Which lines run from the first one up to and including the one with "const LW = 2.5;"? Print exactly those.
========================================================================
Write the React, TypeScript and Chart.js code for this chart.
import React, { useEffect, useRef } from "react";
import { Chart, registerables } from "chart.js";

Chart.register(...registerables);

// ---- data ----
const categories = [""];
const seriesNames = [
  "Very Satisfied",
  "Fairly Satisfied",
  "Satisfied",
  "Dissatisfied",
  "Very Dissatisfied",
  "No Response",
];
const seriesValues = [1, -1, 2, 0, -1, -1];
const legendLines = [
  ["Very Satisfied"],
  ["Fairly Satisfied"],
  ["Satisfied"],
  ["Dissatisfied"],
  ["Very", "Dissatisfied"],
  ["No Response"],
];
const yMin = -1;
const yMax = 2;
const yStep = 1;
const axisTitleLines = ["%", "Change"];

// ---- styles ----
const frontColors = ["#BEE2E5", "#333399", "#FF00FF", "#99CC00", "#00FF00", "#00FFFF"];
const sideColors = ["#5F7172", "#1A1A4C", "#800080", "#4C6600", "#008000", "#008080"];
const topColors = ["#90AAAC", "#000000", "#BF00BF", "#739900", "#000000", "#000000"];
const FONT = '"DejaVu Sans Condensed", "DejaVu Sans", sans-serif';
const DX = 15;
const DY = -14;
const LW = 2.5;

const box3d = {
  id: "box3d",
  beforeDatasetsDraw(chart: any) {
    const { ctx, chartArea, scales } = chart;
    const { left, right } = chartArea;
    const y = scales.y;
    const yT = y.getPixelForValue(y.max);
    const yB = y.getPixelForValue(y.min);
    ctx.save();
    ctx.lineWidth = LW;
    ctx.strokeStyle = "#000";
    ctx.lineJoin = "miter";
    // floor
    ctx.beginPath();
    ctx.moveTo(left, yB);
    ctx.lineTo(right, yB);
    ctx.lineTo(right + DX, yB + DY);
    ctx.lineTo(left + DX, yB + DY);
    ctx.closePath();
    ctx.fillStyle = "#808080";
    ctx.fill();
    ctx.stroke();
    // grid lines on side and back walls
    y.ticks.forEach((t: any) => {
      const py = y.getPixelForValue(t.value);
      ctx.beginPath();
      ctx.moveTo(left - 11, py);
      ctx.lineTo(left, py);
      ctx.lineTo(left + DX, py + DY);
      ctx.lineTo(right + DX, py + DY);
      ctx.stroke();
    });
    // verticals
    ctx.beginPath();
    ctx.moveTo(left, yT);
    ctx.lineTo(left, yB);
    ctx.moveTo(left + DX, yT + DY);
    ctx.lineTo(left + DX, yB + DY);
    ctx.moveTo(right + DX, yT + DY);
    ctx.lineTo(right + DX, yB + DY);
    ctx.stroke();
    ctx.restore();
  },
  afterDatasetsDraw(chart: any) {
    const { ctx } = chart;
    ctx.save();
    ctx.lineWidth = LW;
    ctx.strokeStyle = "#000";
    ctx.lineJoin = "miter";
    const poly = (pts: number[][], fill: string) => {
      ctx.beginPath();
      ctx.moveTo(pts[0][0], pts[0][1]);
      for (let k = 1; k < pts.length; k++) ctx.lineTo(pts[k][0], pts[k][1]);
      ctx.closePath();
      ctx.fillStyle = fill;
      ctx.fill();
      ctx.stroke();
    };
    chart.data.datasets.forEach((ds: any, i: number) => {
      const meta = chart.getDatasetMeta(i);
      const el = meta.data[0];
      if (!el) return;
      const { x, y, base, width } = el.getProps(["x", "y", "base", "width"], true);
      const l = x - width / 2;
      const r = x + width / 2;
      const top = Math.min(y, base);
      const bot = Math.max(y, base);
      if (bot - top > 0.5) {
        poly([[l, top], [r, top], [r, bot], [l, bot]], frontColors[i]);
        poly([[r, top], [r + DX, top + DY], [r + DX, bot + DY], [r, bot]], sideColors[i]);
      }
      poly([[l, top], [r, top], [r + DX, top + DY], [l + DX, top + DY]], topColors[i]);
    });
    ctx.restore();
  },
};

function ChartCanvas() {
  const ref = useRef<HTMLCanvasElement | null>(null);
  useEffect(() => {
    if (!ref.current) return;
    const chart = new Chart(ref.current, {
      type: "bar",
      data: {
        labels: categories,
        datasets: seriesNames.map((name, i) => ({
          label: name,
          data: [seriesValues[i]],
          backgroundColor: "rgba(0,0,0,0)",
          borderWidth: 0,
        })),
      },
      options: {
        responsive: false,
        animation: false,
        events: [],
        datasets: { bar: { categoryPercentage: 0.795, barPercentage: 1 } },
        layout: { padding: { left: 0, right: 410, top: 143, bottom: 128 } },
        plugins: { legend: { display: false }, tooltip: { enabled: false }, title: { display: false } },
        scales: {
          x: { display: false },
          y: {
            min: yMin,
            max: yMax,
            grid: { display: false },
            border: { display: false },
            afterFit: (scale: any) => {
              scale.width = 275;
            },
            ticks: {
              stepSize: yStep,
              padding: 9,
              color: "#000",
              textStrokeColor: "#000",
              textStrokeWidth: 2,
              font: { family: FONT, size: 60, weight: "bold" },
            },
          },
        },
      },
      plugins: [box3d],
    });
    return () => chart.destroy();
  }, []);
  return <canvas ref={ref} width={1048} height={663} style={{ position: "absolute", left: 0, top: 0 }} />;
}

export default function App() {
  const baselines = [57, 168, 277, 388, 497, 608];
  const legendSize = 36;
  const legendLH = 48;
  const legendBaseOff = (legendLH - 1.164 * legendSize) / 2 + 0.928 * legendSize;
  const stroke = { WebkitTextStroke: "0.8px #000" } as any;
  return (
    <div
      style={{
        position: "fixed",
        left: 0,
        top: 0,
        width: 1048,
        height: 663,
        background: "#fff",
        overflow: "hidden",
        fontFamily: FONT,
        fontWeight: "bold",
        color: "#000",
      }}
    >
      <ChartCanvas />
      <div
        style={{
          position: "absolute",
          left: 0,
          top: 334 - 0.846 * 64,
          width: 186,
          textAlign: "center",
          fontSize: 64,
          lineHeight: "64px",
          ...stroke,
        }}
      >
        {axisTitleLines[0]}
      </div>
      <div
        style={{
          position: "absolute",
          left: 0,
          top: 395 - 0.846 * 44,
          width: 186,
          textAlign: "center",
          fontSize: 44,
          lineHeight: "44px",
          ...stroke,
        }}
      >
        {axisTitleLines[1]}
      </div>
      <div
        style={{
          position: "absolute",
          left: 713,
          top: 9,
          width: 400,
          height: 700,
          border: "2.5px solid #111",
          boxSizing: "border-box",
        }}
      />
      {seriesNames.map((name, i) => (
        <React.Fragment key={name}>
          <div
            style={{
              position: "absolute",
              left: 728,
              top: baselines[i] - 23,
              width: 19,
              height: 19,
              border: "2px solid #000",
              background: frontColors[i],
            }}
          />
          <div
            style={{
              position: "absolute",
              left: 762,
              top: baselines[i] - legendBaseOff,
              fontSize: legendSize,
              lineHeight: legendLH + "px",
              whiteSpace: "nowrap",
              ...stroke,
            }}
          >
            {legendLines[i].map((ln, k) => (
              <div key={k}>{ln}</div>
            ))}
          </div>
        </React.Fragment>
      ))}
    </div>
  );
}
========================================================================
→ **SOLUTION TO THIS PROBLEM**
Write the React, TypeScript and Chart.js code for this chart.
import React, { useEffect, useRef } from "react";
import { Chart, registerables } from "chart.js";

Chart.register(...registerables);

// ---- data ----
const categories = [""];
const seriesNames = [
  "Very Satisfied",
  "Fairly Satisfied",
  "Satisfied",
  "Dissatisfied",
  "Very Dissatisfied",
  "No Response",
];
const seriesValues = [1, -1, 2, 0, -1, -1];
const legendLines = [
  ["Very Satisfied"],
  ["Fairly Satisfied"],
  ["Satisfied"],
  ["Dissatisfied"],
  ["Very", "Dissatisfied"],
  ["No Response"],
];
const yMin = -1;
const yMax = 2;
const yStep = 1;
const axisTitleLines = ["%", "Change"];

// ---- styles ----
const frontColors = ["#BEE2E5", "#333399", "#FF00FF", "#99CC00", "#00FF00", "#00FFFF"];
const sideColors = ["#5F7172", "#1A1A4C", "#800080", "#4C6600", "#008000", "#008080"];
const topColors = ["#90AAAC", "#000000", "#BF00BF", "#739900", "#000000", "#000000"];
const FONT = '"DejaVu Sans Condensed", "DejaVu Sans", sans-serif';
const DX = 15;
const DY = -14;
const LW = 2.5;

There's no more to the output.